## START
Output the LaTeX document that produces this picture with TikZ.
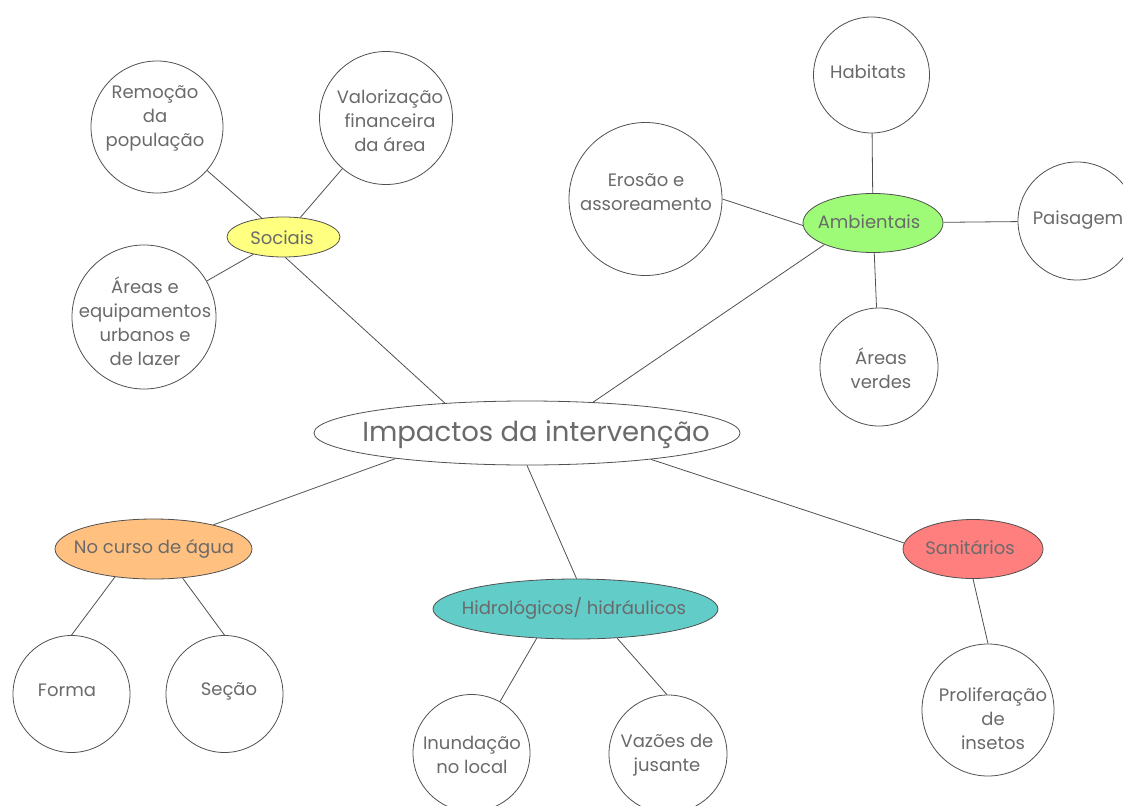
\documentclass[tikz,border=0pt]{standalone}
\usepackage{fontspec}
\setmainfont{Poppins}
\usetikzlibrary{shapes.geometric}
\definecolor{edgec}{HTML}{505050}
\definecolor{txtc}{HTML}{6A6A6A}
\definecolor{socfill}{HTML}{FFFF80}
\definecolor{ambfill}{HTML}{9EFB78}
\definecolor{nocfill}{HTML}{FFC080}
\definecolor{hidfill}{HTML}{62CCC9}
\definecolor{sanfill}{HTML}{FF7E7E}
\tikzset{
  edge/.style={draw=edgec, line width=0.8pt},
  circ/.style={circle, draw=edgec, line width=0.8pt, fill=white, inner sep=0pt},
  ell/.style={ellipse, draw=edgec, line width=0.8pt, inner sep=0pt},
  txt/.style={text=txtc, align=center, inner sep=0pt, font=\fontsize{18}{24}\selectfont},
}
\begin{document}
\begin{tikzpicture}[x=1pt,y=-1pt]
\useasboundingbox (0,0) rectangle (1123,805);
% central
\node[ell, fill=white, minimum width=426pt, minimum height=64pt] (imp) at (527,433) {};
\node[txt, font=\fontsize{27.5}{32}\selectfont] (impt) at (536,435) {Impactos da intervenção};
% category ellipses
\node[ell, fill=socfill, minimum width=113pt, minimum height=40pt] (soc) at (283.5,237) {};
\node[ell, fill=ambfill, minimum width=140pt, minimum height=59pt] (amb) at (873,223) {};
\node[ell, fill=nocfill, minimum width=197pt, minimum height=60pt] (noc) at (153.5,549) {};
\node[ell, fill=hidfill, minimum width=285pt, minimum height=60pt] (hid) at (575.5,609) {};
\node[ell, fill=sanfill, minimum width=140pt, minimum height=59pt] (san) at (973,549) {};
\node[txt] (soct) at (282,238) {Sociais};
\node[txt] (ambt) at (869,222) {Ambientais};
\node[txt] (noct) at (154,549) {No curso de água};
\node[txt] (hidt) at (574,608) {Hidrológicos/ hidráulicos};
\node[txt] (sant) at (970,548) {Sanitários};
% leaf circles
\node[circ, minimum size=132pt] (rem) at (157,127) {};
\node[circ, minimum size=133pt] (val) at (386,118) {};
\node[circ, minimum size=144pt] (are) at (144,317) {};
\node[circ, minimum size=116pt] (hab) at (871.5,75) {};
\node[circ, minimum size=153pt] (ero) at (645.5,199) {};
\node[circ, minimum size=118pt] (pai) at (1077,221) {};
\node[circ, minimum size=118pt] (ver) at (879,367) {};
\node[circ, minimum size=117pt] (for) at (71.5,694) {};
\node[circ, minimum size=117pt] (sec) at (224.5,694) {};
\node[circ, minimum size=117pt] (inu) at (471.5,753) {};
\node[circ, minimum size=118pt] (vaz) at (668,754) {};
\node[circ, minimum size=132pt] (pro) at (988,710) {};
% leaf texts
\node[txt] (remt) at (155,118) {Remoção\\da\\população};
\node[txt] (valt) at (390,121) {Valorização\\financeira\\da área};
\node[txt] (aret) at (145,321) {Áreas e\\equipamentos\\urbanos e\\de lazer};
\node[txt] (habt) at (868,72) {Habitats};
\node[txt] (erot) at (646,192) {Erosão e\\assoreamento};
\node[txt] (pait) at (1078,220) {Paisagem};
\node[txt] (vert) at (881,368) {Áreas\\verdes};
\node[txt] (fort) at (67,690) {Forma};
\node[txt] (sect) at (229,691) {Seção};
\node[txt] (inut) at (472,755) {Inundação\\no local};
\node[txt] (vazt) at (667,755) {Vazões de\\jusante};
\node[txt] (prot) at (993,719) {Proliferação\\de\\insetos};
% connectors from centre
\draw[edge] (imp.160) -- (soc.275);
\draw[edge] (imp.25) -- (amb.204);
\draw[edge] (imp.191) -- (noc.22);
\draw[edge] (imp.270) -- (hid.88);
\draw[edge] (imp.348) -- (san.175);
% sociais
\draw[edge] (soc) -- (rem);
\draw[edge] (soc) -- (val);
\draw[edge] (soc) -- (are);
% ambientais
\draw[edge] (amb) -- (hab);
\draw[edge] (amb.182) -- (ero.0);
\draw[edge] (amb) -- (pai);
\draw[edge] (amb) -- (ver);
% no curso
\draw[edge] (noc.216) -- (for.90);
\draw[edge] (noc.315) -- (sec.90);
% hidro
\draw[edge] (hid.217) -- (inu.61);
\draw[edge] (hid.325) -- (vaz.91);
% sanitarios
\draw[edge] (san.270) -- (pro.90);
\end{tikzpicture}
\end{document}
## END
• **STATED GOAL**:
Reproduce the material above in full and without alteration, but skip all pictures.

• **OUTPUT FOR THIS EXERCISE**:
Output the LaTeX document that produces this picture with TikZ.
\documentclass[tikz,border=0pt]{standalone}
\usepackage{fontspec}
\setmainfont{Poppins}
\usetikzlibrary{shapes.geometric}
\definecolor{edgec}{HTML}{505050}
\definecolor{txtc}{HTML}{6A6A6A}
\definecolor{socfill}{HTML}{FFFF80}
\definecolor{ambfill}{HTML}{9EFB78}
\definecolor{nocfill}{HTML}{FFC080}
\definecolor{hidfill}{HTML}{62CCC9}
\definecolor{sanfill}{HTML}{FF7E7E}
\tikzset{
  edge/.style={draw=edgec, line width=0.8pt},
  circ/.style={circle, draw=edgec, line width=0.8pt, fill=white, inner sep=0pt},
  ell/.style={ellipse, draw=edgec, line width=0.8pt, inner sep=0pt},
  txt/.style={text=txtc, align=center, inner sep=0pt, font=\fontsize{18}{24}\selectfont},
}
\begin{document}
\begin{tikzpicture}[x=1pt,y=-1pt]
\useasboundingbox (0,0) rectangle (1123,805);
% central
\node[ell, fill=white, minimum width=426pt, minimum height=64pt] (imp) at (527,433) {};
\node[txt, font=\fontsize{27.5}{32}\selectfont] (impt) at (536,435) {Impactos da intervenção};
% category ellipses
\node[ell, fill=socfill, minimum width=113pt, minimum height=40pt] (soc) at (283.5,237) {};
\node[ell, fill=ambfill, minimum width=140pt, minimum height=59pt] (amb) at (873,223) {};
\node[ell, fill=nocfill, minimum width=197pt, minimum height=60pt] (noc) at (153.5,549) {};
\node[ell, fill=hidfill, minimum width=285pt, minimum height=60pt] (hid) at (575.5,609) {};
\node[ell, fill=sanfill, minimum width=140pt, minimum height=59pt] (san) at (973,549) {};
\node[txt] (soct) at (282,238) {Sociais};
\node[txt] (ambt) at (869,222) {Ambientais};
\node[txt] (noct) at (154,549) {No curso de água};
\node[txt] (hidt) at (574,608) {Hidrológicos/ hidráulicos};
\node[txt] (sant) at (970,548) {Sanitários};
% leaf circles
\node[circ, minimum size=132pt] (rem) at (157,127) {};
\node[circ, minimum size=133pt] (val) at (386,118) {};
\node[circ, minimum size=144pt] (are) at (144,317) {};
\node[circ, minimum size=116pt] (hab) at (871.5,75) {};
\node[circ, minimum size=153pt] (ero) at (645.5,199) {};
\node[circ, minimum size=118pt] (pai) at (1077,221) {};
\node[circ, minimum size=118pt] (ver) at (879,367) {};
\node[circ, minimum size=117pt] (for) at (71.5,694) {};
\node[circ, minimum size=117pt] (sec) at (224.5,694) {};
\node[circ, minimum size=117pt] (inu) at (471.5,753) {};
\node[circ, minimum size=118pt] (vaz) at (668,754) {};
\node[circ, minimum size=132pt] (pro) at (988,710) {};
% leaf texts
\node[txt] (remt) at (155,118) {Remoção\\da\\população};
\node[txt] (valt) at (390,121) {Valorização\\financeira\\da área};
\node[txt] (aret) at (145,321) {Áreas e\\equipamentos\\urbanos e\\de lazer};
\node[txt] (habt) at (868,72) {Habitats};
\node[txt] (erot) at (646,192) {Erosão e\\assoreamento};
\node[txt] (pait) at (1078,220) {Paisagem};
\node[txt] (vert) at (881,368) {Áreas\\verdes};
\node[txt] (fort) at (67,690) {Forma};
\node[txt] (sect) at (229,691) {Seção};
\node[txt] (inut) at (472,755) {Inundação\\no local};
\node[txt] (vazt) at (667,755) {Vazões de\\jusante};
\node[txt] (prot) at (993,719) {Proliferação\\de\\insetos};
% connectors from centre
\draw[edge] (imp.160) -- (soc.275);
\draw[edge] (imp.25) -- (amb.204);
\draw[edge] (imp.191) -- (noc.22);
\draw[edge] (imp.270) -- (hid.88);
\draw[edge] (imp.348) -- (san.175);
% sociais
\draw[edge] (soc) -- (rem);
\draw[edge] (soc) -- (val);
\draw[edge] (soc) -- (are);
% ambientais
\draw[edge] (amb) -- (hab);
\draw[edge] (amb.182) -- (ero.0);
\draw[edge] (amb) -- (pai);
\draw[edge] (amb) -- (ver);
% no curso
\draw[edge] (noc.216) -- (for.90);
\draw[edge] (noc.315) -- (sec.90);
% hidro
\draw[edge] (hid.217) -- (inu.61);
\draw[edge] (hid.325) -- (vaz.91);
% sanitarios
\draw[edge] (san.270) -- (pro.90);
\end{tikzpicture}
\end{document}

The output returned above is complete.